Taking a look at the repository I am not sure how to deploy
this. Yay for a helm chart. The metrics-server
pod crashes :-(.
Crashing is a result of attempting to connect to the nodes via the short name. Names do have mappings on my network however I am not entirely sure these FQDNs are properly setup for the system. Given the cluster has an additional DNS suffix, which FQDN the system is trying to resolve is a bit confusing.

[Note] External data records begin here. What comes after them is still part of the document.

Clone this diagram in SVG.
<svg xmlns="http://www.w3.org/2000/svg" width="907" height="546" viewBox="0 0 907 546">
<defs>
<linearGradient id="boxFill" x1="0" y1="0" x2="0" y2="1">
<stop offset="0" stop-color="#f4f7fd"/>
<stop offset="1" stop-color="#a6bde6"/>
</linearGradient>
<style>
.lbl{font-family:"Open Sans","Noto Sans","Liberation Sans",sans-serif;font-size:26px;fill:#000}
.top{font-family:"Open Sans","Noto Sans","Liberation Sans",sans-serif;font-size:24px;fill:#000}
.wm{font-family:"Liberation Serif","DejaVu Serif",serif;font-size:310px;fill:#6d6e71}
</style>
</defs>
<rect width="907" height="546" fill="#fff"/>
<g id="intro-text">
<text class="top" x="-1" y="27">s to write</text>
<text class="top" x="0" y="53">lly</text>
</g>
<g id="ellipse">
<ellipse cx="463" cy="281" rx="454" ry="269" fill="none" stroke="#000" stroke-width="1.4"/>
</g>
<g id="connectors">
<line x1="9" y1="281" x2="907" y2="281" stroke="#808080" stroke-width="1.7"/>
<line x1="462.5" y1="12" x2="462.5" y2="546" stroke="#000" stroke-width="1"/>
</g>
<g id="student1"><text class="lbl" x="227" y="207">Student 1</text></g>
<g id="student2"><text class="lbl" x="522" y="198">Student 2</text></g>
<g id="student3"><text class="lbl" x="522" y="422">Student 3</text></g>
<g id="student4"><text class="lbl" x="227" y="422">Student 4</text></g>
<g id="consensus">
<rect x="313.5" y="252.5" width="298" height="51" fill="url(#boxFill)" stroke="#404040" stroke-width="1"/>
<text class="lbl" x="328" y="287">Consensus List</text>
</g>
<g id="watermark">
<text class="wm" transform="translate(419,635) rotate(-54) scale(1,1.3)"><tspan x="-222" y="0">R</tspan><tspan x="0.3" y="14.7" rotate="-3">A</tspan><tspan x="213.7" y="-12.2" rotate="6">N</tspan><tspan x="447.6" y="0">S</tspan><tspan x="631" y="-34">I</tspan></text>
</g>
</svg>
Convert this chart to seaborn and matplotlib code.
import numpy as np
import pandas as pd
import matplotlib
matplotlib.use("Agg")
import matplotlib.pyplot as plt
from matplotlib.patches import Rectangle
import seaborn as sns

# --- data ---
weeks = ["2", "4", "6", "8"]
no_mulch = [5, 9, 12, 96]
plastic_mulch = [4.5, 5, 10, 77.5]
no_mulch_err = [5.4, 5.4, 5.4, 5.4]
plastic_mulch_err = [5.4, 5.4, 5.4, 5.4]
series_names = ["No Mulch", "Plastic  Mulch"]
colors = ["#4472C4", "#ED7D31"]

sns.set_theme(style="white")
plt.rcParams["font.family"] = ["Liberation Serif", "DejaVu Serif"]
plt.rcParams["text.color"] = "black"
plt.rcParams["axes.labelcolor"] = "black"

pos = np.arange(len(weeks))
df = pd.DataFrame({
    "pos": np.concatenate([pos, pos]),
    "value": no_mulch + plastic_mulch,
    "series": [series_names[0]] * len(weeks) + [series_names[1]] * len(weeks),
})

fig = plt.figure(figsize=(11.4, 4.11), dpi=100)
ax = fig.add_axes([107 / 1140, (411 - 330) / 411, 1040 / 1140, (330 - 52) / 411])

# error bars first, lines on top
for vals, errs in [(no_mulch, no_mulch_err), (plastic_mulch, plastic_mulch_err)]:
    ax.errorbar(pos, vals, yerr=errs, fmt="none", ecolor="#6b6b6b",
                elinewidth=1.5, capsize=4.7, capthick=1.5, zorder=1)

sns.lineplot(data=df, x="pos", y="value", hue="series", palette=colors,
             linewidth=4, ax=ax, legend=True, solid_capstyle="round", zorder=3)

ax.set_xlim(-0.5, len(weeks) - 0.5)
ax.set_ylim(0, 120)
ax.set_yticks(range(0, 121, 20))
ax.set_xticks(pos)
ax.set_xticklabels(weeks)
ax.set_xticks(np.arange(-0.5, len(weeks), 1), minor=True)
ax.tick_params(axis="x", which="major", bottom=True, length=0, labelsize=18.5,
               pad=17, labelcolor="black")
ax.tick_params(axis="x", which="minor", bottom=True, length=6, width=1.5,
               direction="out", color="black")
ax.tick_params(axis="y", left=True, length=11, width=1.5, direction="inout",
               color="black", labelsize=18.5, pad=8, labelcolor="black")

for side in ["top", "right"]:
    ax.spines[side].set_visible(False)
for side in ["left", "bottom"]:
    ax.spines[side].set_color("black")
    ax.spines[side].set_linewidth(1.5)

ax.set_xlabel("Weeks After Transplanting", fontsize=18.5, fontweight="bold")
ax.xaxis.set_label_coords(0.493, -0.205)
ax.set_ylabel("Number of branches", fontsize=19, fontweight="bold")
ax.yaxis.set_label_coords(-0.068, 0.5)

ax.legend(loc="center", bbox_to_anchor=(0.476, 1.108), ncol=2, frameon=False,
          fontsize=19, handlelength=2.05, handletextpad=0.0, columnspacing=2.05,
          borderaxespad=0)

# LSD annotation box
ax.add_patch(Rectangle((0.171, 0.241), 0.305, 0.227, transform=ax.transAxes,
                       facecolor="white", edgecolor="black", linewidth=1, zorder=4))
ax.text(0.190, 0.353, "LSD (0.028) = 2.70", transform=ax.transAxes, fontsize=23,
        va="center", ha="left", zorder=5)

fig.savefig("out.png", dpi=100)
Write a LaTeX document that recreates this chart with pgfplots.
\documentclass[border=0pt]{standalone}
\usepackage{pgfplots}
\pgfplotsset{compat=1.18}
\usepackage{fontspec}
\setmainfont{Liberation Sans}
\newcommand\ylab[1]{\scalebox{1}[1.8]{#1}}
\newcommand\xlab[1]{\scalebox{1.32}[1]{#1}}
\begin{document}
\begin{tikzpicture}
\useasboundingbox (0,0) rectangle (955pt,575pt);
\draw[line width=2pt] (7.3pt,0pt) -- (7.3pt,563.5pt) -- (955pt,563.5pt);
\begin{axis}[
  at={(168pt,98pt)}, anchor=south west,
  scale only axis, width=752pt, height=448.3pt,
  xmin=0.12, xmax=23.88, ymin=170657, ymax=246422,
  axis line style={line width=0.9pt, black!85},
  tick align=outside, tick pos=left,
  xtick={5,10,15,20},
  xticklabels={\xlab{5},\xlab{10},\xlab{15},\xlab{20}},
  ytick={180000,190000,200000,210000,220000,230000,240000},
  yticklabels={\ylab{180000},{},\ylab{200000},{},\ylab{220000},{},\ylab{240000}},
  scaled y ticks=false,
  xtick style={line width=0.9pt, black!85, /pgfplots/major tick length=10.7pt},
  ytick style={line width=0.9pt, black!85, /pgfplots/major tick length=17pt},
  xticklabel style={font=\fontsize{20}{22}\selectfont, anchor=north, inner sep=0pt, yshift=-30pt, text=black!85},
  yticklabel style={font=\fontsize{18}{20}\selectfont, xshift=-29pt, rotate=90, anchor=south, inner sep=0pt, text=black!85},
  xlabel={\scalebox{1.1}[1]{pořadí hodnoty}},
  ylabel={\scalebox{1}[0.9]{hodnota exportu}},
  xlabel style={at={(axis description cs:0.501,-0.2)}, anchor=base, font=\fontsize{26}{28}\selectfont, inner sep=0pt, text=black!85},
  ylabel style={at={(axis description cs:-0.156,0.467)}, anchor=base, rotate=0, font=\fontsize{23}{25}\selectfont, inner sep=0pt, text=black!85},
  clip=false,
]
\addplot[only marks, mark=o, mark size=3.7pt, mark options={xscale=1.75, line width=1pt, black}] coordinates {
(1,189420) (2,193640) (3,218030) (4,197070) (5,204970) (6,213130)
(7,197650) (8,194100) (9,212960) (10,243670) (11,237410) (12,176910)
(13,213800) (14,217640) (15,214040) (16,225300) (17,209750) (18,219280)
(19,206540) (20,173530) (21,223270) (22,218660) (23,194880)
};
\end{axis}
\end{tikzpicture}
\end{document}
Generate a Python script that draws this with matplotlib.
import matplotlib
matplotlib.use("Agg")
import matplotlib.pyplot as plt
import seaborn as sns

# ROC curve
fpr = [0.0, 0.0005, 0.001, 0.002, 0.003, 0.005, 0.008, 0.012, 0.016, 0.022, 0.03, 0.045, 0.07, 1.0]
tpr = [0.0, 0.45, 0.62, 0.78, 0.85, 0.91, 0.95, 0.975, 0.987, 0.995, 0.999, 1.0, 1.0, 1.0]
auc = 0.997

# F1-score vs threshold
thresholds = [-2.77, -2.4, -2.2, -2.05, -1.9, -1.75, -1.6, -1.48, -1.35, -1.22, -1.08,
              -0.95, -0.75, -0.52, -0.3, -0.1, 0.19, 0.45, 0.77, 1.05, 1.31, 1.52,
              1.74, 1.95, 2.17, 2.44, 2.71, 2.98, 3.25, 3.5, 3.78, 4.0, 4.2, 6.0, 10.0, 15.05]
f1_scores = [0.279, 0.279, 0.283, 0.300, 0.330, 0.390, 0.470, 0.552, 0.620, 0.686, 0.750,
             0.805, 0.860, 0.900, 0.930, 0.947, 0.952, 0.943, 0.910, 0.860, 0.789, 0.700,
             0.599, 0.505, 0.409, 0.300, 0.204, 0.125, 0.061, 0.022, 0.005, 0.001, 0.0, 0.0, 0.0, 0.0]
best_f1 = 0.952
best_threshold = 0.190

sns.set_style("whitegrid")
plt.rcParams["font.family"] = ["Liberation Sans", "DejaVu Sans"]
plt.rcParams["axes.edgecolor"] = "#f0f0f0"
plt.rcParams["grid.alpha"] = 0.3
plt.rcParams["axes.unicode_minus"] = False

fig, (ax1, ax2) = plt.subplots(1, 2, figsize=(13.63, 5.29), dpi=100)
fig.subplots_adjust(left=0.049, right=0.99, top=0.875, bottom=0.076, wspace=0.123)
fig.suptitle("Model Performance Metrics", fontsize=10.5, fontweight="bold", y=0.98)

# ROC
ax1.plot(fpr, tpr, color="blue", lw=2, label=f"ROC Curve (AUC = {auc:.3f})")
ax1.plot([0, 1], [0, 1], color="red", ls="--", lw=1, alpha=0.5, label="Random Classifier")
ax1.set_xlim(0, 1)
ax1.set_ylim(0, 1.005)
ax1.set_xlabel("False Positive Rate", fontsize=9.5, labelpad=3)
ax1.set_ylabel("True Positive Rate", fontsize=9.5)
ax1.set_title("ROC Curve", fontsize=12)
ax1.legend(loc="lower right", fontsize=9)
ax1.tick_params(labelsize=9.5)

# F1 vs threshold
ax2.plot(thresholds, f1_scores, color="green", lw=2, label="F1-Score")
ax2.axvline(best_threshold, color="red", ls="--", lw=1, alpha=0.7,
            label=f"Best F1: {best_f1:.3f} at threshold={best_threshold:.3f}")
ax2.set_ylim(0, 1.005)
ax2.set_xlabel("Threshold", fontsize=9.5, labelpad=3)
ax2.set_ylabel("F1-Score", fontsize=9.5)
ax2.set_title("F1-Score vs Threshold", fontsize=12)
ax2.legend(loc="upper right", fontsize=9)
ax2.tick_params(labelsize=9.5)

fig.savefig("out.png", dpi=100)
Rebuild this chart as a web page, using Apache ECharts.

Others seem to have a similar problem. metrics-server
supports 4 different possible methods to locate a node:
- Hostname
- InternalDNS
- InternalIP
- ExternalDNS
- ExternalIP
Hostname
is the default and deoes not work. InternalDNS
& ExternalDNS
seem to exhibit the same problem.
InternalIP
and ExternalIP
produces complaints regarding the SAN not containing the IP address of the target
machine. The certificate is another Yak to Shave for the future. To get around the SAN issue for now one may use
the --kubelet-insecure-tls
flag along with InternalIP
.
More to do
The cluster is still not a fully funcitonal battle station however there is much less churn and the platform is more stable now than it was. I am glad for the tour through the internals of the metrics pipelines and the various components within the cluster. Producing less heat in my office as the weather turns is the ultimate goal though!